(INFORMATION SHOWN):

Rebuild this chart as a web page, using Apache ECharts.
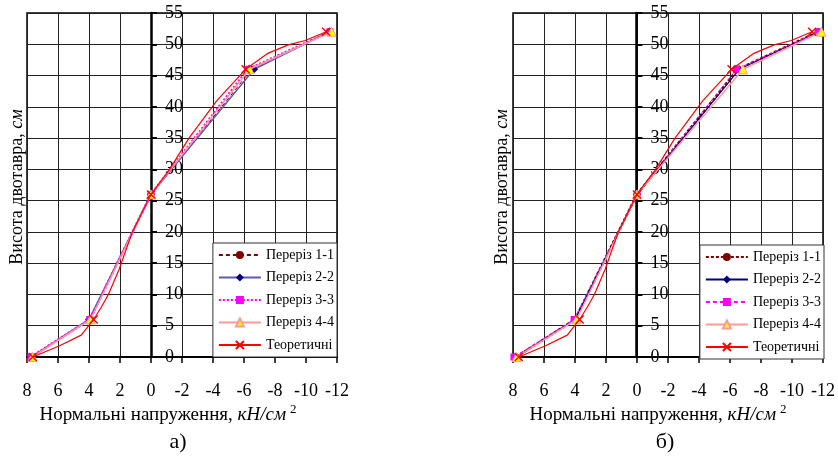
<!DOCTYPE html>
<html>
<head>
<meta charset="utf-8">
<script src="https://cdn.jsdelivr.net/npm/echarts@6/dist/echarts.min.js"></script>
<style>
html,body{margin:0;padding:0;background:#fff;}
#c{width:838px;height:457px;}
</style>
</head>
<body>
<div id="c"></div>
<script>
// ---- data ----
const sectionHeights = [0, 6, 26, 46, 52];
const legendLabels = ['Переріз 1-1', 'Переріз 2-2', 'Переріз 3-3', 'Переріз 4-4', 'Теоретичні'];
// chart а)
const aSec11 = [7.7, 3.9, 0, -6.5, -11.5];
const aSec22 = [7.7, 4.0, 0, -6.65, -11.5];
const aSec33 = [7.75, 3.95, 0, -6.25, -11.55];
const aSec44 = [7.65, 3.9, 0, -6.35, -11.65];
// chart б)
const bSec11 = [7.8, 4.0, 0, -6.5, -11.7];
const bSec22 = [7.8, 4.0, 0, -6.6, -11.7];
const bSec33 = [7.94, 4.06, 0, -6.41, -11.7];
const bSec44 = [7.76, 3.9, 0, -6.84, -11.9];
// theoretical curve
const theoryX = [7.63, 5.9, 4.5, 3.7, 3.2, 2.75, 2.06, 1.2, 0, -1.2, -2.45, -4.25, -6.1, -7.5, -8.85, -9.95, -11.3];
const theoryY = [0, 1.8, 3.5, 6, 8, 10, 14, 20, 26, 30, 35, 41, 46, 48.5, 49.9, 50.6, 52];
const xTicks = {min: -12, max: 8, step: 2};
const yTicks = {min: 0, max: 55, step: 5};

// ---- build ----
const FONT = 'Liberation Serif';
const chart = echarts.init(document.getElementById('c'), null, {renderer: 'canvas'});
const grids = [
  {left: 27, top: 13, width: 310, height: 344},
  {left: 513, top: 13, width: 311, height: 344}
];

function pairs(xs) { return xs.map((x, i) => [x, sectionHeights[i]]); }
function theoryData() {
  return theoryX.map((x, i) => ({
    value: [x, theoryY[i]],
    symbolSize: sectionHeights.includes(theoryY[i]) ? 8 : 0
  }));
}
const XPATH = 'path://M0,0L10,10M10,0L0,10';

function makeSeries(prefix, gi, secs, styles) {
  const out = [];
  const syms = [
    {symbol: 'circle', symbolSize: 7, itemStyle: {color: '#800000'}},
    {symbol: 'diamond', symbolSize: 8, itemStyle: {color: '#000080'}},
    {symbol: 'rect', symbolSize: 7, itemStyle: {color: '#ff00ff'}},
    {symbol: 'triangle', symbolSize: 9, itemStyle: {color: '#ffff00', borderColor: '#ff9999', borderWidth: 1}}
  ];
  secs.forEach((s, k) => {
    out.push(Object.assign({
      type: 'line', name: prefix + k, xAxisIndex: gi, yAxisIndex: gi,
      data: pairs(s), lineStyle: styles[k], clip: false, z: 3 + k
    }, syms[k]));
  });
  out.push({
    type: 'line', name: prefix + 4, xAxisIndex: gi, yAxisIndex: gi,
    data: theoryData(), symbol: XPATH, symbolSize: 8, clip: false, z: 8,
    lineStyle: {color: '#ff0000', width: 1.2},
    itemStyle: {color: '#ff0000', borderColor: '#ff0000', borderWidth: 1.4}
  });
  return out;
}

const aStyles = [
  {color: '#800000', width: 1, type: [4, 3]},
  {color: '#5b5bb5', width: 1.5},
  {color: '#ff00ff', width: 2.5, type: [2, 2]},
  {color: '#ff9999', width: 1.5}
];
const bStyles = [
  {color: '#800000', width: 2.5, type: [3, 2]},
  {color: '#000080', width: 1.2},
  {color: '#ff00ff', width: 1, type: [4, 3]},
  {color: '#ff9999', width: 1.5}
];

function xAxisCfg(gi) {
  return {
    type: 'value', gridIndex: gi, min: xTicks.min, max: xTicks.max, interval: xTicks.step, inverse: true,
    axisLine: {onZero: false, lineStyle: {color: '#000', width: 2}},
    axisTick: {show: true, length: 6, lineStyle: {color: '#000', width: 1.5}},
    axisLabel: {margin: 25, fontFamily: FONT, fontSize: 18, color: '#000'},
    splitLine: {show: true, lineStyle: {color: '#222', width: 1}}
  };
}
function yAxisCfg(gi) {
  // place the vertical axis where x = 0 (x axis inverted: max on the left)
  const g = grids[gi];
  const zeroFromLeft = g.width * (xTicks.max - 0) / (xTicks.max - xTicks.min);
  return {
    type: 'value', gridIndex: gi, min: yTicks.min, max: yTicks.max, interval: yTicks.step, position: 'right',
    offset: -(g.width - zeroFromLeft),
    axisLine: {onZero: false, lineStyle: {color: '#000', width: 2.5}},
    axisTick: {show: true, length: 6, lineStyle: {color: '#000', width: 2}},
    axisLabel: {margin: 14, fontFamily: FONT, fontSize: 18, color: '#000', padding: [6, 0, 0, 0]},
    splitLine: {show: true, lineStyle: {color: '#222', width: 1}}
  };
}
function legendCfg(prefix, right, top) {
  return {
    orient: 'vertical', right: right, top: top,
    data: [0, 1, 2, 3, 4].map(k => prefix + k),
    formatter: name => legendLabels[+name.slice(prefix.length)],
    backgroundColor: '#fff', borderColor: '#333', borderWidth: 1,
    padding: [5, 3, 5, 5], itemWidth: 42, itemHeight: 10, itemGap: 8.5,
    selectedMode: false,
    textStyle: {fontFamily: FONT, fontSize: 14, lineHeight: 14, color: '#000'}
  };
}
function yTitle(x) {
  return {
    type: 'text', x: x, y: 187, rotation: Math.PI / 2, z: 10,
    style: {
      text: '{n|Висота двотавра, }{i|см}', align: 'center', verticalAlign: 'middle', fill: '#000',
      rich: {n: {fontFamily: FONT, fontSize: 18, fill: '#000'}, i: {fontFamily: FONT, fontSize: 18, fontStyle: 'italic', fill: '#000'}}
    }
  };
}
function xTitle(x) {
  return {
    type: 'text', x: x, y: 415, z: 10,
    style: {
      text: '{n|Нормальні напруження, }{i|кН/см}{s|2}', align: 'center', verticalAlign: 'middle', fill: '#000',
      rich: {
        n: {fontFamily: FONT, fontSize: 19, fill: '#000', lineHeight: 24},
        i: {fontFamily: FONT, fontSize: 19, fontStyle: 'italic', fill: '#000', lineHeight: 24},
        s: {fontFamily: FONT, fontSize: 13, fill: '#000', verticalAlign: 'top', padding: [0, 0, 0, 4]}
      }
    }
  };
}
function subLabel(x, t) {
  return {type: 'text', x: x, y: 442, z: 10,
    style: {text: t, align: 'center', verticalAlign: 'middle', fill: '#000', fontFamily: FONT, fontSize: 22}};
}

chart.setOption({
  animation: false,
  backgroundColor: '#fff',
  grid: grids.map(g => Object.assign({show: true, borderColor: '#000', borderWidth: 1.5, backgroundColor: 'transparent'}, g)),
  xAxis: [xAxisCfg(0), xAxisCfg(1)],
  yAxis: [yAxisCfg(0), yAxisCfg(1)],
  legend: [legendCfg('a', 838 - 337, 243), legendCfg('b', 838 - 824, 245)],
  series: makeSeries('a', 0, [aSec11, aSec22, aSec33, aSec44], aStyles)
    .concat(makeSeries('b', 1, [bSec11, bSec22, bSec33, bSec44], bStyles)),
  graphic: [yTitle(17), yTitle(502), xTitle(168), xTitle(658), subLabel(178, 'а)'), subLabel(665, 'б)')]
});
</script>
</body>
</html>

(WORK REQUIRED): Output the data above without changes, apart from leaving out the pictures.

(TASK OUTPUT):
Rebuild this chart as a web page, using Apache ECharts.
<!DOCTYPE html>
<html>
<head>
<meta charset="utf-8">
<script src="https://cdn.jsdelivr.net/npm/echarts@6/dist/echarts.min.js"></script>
<style>
html,body{margin:0;padding:0;background:#fff;}
#c{width:838px;height:457px;}
</style>
</head>
<body>
<div id="c"></div>
<script>
// ---- data ----
const sectionHeights = [0, 6, 26, 46, 52];
const legendLabels = ['Переріз 1-1', 'Переріз 2-2', 'Переріз 3-3', 'Переріз 4-4', 'Теоретичні'];
// chart а)
const aSec11 = [7.7, 3.9, 0, -6.5, -11.5];
const aSec22 = [7.7, 4.0, 0, -6.65, -11.5];
const aSec33 = [7.75, 3.95, 0, -6.25, -11.55];
const aSec44 = [7.65, 3.9, 0, -6.35, -11.65];
// chart б)
const bSec11 = [7.8, 4.0, 0, -6.5, -11.7];
const bSec22 = [7.8, 4.0, 0, -6.6, -11.7];
const bSec33 = [7.94, 4.06, 0, -6.41, -11.7];
const bSec44 = [7.76, 3.9, 0, -6.84, -11.9];
// theoretical curve
const theoryX = [7.63, 5.9, 4.5, 3.7, 3.2, 2.75, 2.06, 1.2, 0, -1.2, -2.45, -4.25, -6.1, -7.5, -8.85, -9.95, -11.3];
const theoryY = [0, 1.8, 3.5, 6, 8, 10, 14, 20, 26, 30, 35, 41, 46, 48.5, 49.9, 50.6, 52];
const xTicks = {min: -12, max: 8, step: 2};
const yTicks = {min: 0, max: 55, step: 5};

// ---- build ----
const FONT = 'Liberation Serif';
const chart = echarts.init(document.getElementById('c'), null, {renderer: 'canvas'});
const grids = [
  {left: 27, top: 13, width: 310, height: 344},
  {left: 513, top: 13, width: 311, height: 344}
];

function pairs(xs) { return xs.map((x, i) => [x, sectionHeights[i]]); }
function theoryData() {
  return theoryX.map((x, i) => ({
    value: [x, theoryY[i]],
    symbolSize: sectionHeights.includes(theoryY[i]) ? 8 : 0
  }));
}
const XPATH = 'path://M0,0L10,10M10,0L0,10';

function makeSeries(prefix, gi, secs, styles) {
  const out = [];
  const syms = [
    {symbol: 'circle', symbolSize: 7, itemStyle: {color: '#800000'}},
    {symbol: 'diamond', symbolSize: 8, itemStyle: {color: '#000080'}},
    {symbol: 'rect', symbolSize: 7, itemStyle: {color: '#ff00ff'}},
    {symbol: 'triangle', symbolSize: 9, itemStyle: {color: '#ffff00', borderColor: '#ff9999', borderWidth: 1}}
  ];
  secs.forEach((s, k) => {
    out.push(Object.assign({
      type: 'line', name: prefix + k, xAxisIndex: gi, yAxisIndex: gi,
      data: pairs(s), lineStyle: styles[k], clip: false, z: 3 + k
    }, syms[k]));
  });
  out.push({
    type: 'line', name: prefix + 4, xAxisIndex: gi, yAxisIndex: gi,
    data: theoryData(), symbol: XPATH, symbolSize: 8, clip: false, z: 8,
    lineStyle: {color: '#ff0000', width: 1.2},
    itemStyle: {color: '#ff0000', borderColor: '#ff0000', borderWidth: 1.4}
  });
  return out;
}

const aStyles = [
  {color: '#800000', width: 1, type: [4, 3]},
  {color: '#5b5bb5', width: 1.5},
  {color: '#ff00ff', width: 2.5, type: [2, 2]},
  {color: '#ff9999', width: 1.5}
];
const bStyles = [
  {color: '#800000', width: 2.5, type: [3, 2]},
  {color: '#000080', width: 1.2},
  {color: '#ff00ff', width: 1, type: [4, 3]},
  {color: '#ff9999', width: 1.5}
];

function xAxisCfg(gi) {
  return {
    type: 'value', gridIndex: gi, min: xTicks.min, max: xTicks.max, interval: xTicks.step, inverse: true,
    axisLine: {onZero: false, lineStyle: {color: '#000', width: 2}},
    axisTick: {show: true, length: 6, lineStyle: {color: '#000', width: 1.5}},
    axisLabel: {margin: 25, fontFamily: FONT, fontSize: 18, color: '#000'},
    splitLine: {show: true, lineStyle: {color: '#222', width: 1}}
  };
}
function yAxisCfg(gi) {
  // place the vertical axis where x = 0 (x axis inverted: max on the left)
  const g = grids[gi];
  const zeroFromLeft = g.width * (xTicks.max - 0) / (xTicks.max - xTicks.min);
  return {
    type: 'value', gridIndex: gi, min: yTicks.min, max: yTicks.max, interval: yTicks.step, position: 'right',
    offset: -(g.width - zeroFromLeft),
    axisLine: {onZero: false, lineStyle: {color: '#000', width: 2.5}},
    axisTick: {show: true, length: 6, lineStyle: {color: '#000', width: 2}},
    axisLabel: {margin: 14, fontFamily: FONT, fontSize: 18, color: '#000', padding: [6, 0, 0, 0]},
    splitLine: {show: true, lineStyle: {color: '#222', width: 1}}
  };
}
function legendCfg(prefix, right, top) {
  return {
    orient: 'vertical', right: right, top: top,
    data: [0, 1, 2, 3, 4].map(k => prefix + k),
    formatter: name => legendLabels[+name.slice(prefix.length)],
    backgroundColor: '#fff', borderColor: '#333', borderWidth: 1,
    padding: [5, 3, 5, 5], itemWidth: 42, itemHeight: 10, itemGap: 8.5,
    selectedMode: false,
    textStyle: {fontFamily: FONT, fontSize: 14, lineHeight: 14, color: '#000'}
  };
}
function yTitle(x) {
  return {
    type: 'text', x: x, y: 187, rotation: Math.PI / 2, z: 10,
    style: {
      text: '{n|Висота двотавра, }{i|см}', align: 'center', verticalAlign: 'middle', fill: '#000',
      rich: {n: {fontFamily: FONT, fontSize: 18, fill: '#000'}, i: {fontFamily: FONT, fontSize: 18, fontStyle: 'italic', fill: '#000'}}
    }
  };
}
function xTitle(x) {
  return {
    type: 'text', x: x, y: 415, z: 10,
    style: {
      text: '{n|Нормальні напруження, }{i|кН/см}{s|2}', align: 'center', verticalAlign: 'middle', fill: '#000',
      rich: {
        n: {fontFamily: FONT, fontSize: 19, fill: '#000', lineHeight: 24},
        i: {fontFamily: FONT, fontSize: 19, fontStyle: 'italic', fill: '#000', lineHeight: 24},
        s: {fontFamily: FONT, fontSize: 13, fill: '#000', verticalAlign: 'top', padding: [0, 0, 0, 4]}
      }
    }
  };
}
function subLabel(x, t) {
  return {type: 'text', x: x, y: 442, z: 10,
    style: {text: t, align: 'center', verticalAlign: 'middle', fill: '#000', fontFamily: FONT, fontSize: 22}};
}

chart.setOption({
  animation: false,
  backgroundColor: '#fff',
  grid: grids.map(g => Object.assign({show: true, borderColor: '#000', borderWidth: 1.5, backgroundColor: 'transparent'}, g)),
  xAxis: [xAxisCfg(0), xAxisCfg(1)],
  yAxis: [yAxisCfg(0), yAxisCfg(1)],
  legend: [legendCfg('a', 838 - 337, 243), legendCfg('b', 838 - 824, 245)],
  series: makeSeries('a', 0, [aSec11, aSec22, aSec33, aSec44], aStyles)
    .concat(makeSeries('b', 1, [bSec11, bSec22, bSec33, bSec44], bStyles)),
  graphic: [yTitle(17), yTitle(502), xTitle(168), xTitle(658), subLabel(178, 'а)'), subLabel(665, 'б)')]
});
</script>
</body>
</html>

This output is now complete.